Quick Guide: Main Layers of Sports in Baltimore
| Layer | What It Looks Like in Daily Life | Who It Matters Most To |
|---|---|---|
| Ravens (NFL) | Purple Fridays, packed Sundays, downtown tailgates | Citywide; fans across all neighborhoods |
| Orioles (MLB) | Summer nights at Camden Yards, family outings, long-term nostalgia | Families, longtime residents, baseball fans |
| College Sports | Lacrosse focus, plus hoops, soccer, and track recruiting local talent | Students, alumni, serious youth athletes |
| High School Sports | Neighborhood pride, scholarship hopes, packed gyms/stands | Families, teens, local communities |
| Youth Rec & Club Sports | Evening practices, weekend tournaments, carpool logistics | Parents, kids, coaches |
| Adult Leagues & Fitness | Social leagues, runners, cyclists, pickup games in parks and gyms | Young professionals, longtime residents |
| Viewing Culture | Bar watch parties, living room gatherings, neighborhood traditions | Anyone who follows local and national sports |
Sports in Baltimore aren’t a separate hobby track running alongside “real life.” They’re woven into how neighborhoods like Canton, Park Heights, Cherry Hill, Charles Village, and Highlandtown mark time, build relationships, and tell their own stories back to themselves.
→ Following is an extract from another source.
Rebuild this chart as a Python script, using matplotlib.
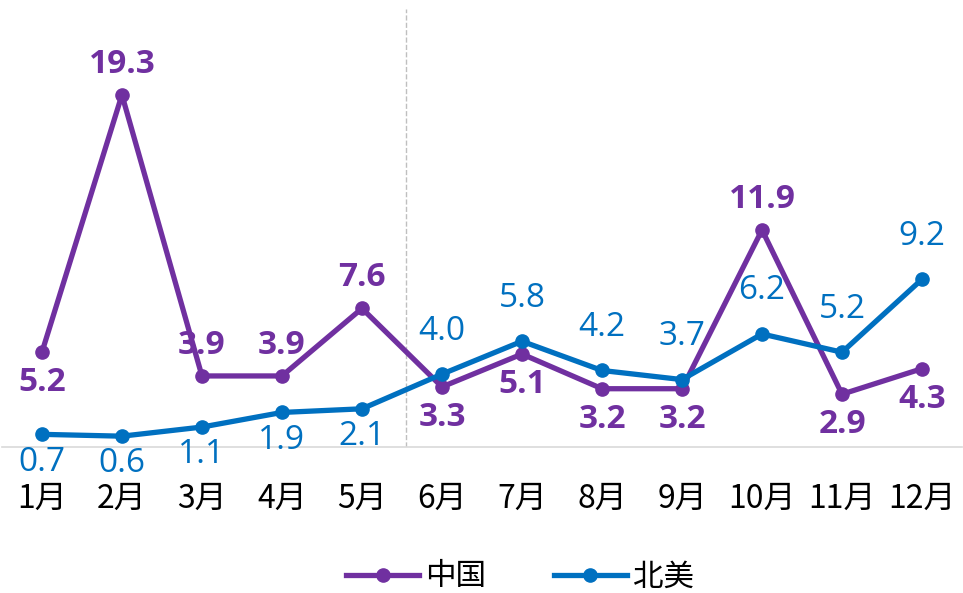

If you move here and never set foot in M&T Bank Stadium or Camden Yards, you’ll still feel their presence in Monday conversations and Purple Fridays. But if you really want to understand the city, find a youth game at a neighborhood park, a high school showdown in a crowded gym, or a rec-league playoff under the lights. That’s where sports in Baltimore stop being headlines and start looking like community.